First Communion is a big thing. The boys are all dressed in black suits or white guayaveras; their hair is gelled and combed assiduously into place. The girls are dressed like brides with floor length gowns. For us Protestants, it can be a bit much, especially when there are 100 kids bunched together at church. We all walk the two blocks along the main shopping street behind Gemita to get to the church and she immediately slides into her assigned place. The rest of us bunch up in a pew off to the side.

The kids go out again and process back down the centre aisle with a candle in hand. The breeze blowing through the church is pleasant but makes keeping the candles alight difficult. I imagine mothers will be trying to get red wax out of clothing tonight.

The priest is tall, has a dark beard and long hair that makes me thing of Albrecht Dürer’s self-portrait or a rock star. The music is provided by a small combo made up of two electric guitars and a percussion set as well as a pair of singers, one male and one female. Two little boys enthusiastically shake maracas and a tambourine.

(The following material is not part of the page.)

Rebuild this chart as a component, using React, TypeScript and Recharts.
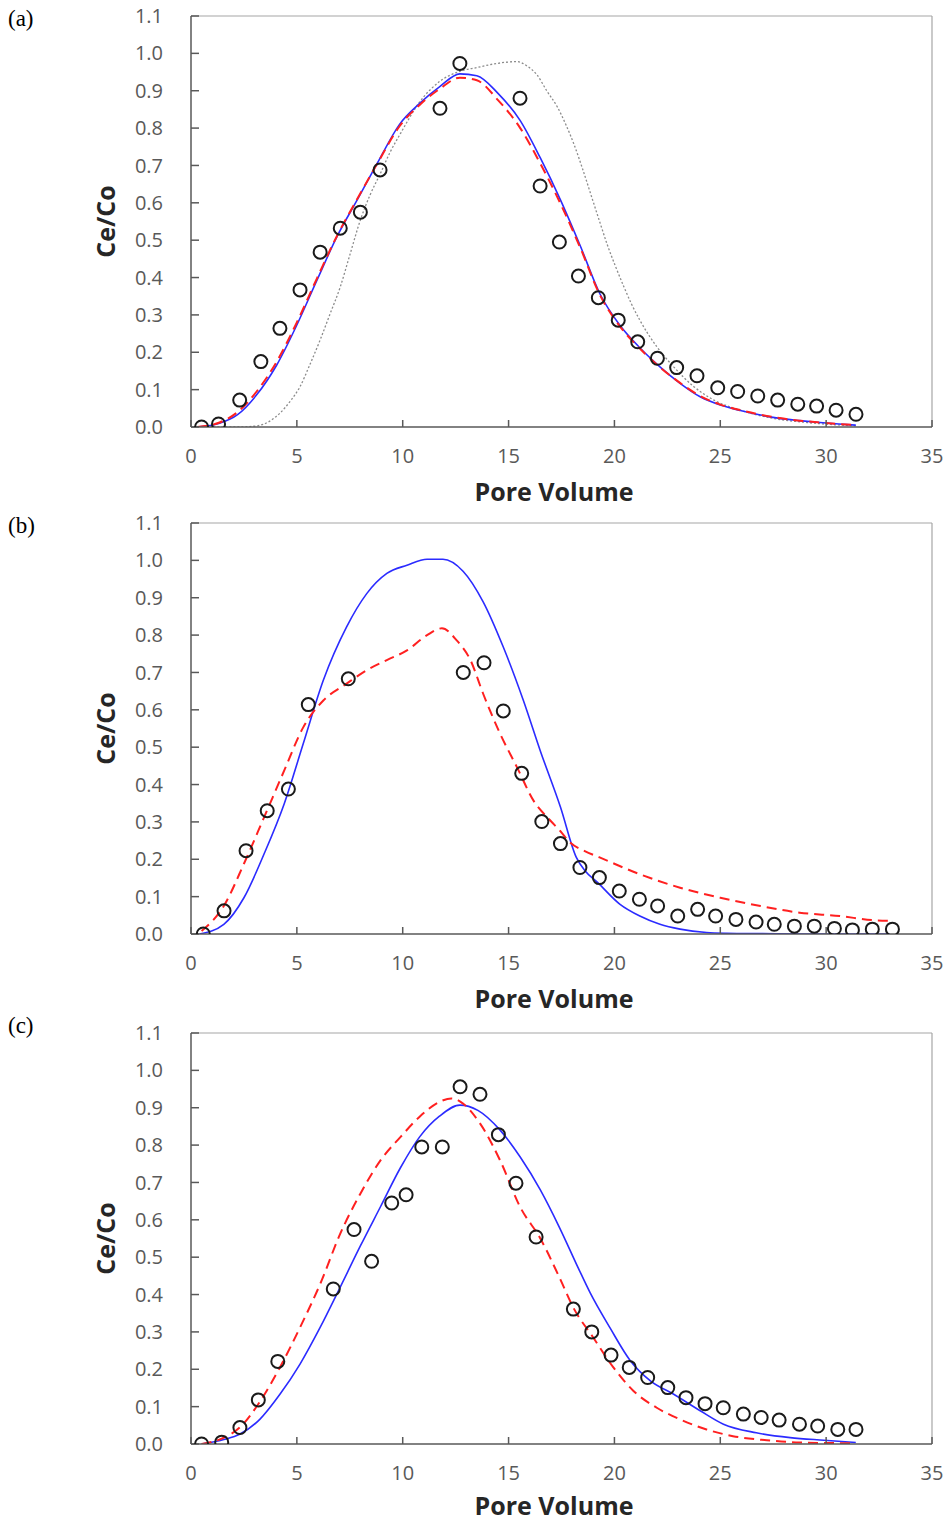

The singers croon into their mikes. The band seems only to be able to play the key of C+, which of course is too low for everybody and the music is the modern Roman Catholic pastiche of campfire songs. But everyone seems happy. But everyone seems to know the words and sings along.

After a rather long briefing (aka sermon) by the Padre, the eucharist finally begins, and eventually each child gets to take his or her First Communion. By this time many parents, mainly mothers, are out of control. They push up the side aisles to get THE PHOTO of their little darling receiving the intincted wafer. Cellphones go off around us and conversations are carried on. The atmosphere has degenerated; it is rather like a market or a bus terminal. Once the mass ends, everybody pushes forward to the altar steps for photographs by the professionals photographers as well as family’s own amateur photographers. Expect Latin Americans to ignore queuing as a matter of principle. I am surprised they managed to stay disciplined enough to queu for the communion when it was finally distributed. A bad scene. Eventually, we push through the crowd, or, better, are pushed through by family members so we can hove our pictures taken too.

Finally, after 90 minutes, it is over and we are marching back to Consuelo’s house. A quite girl, Gemita seems thoroughly glad to have it all done withand to get into something more comfortable than her princess dress. Wacho, Kathleen and I head over for lunch at appropriately named, Restaurant El Maná (as in ‘manna from heaven’). Instead of bread found on the ground however, it is almuerzos tipico, a set lunch.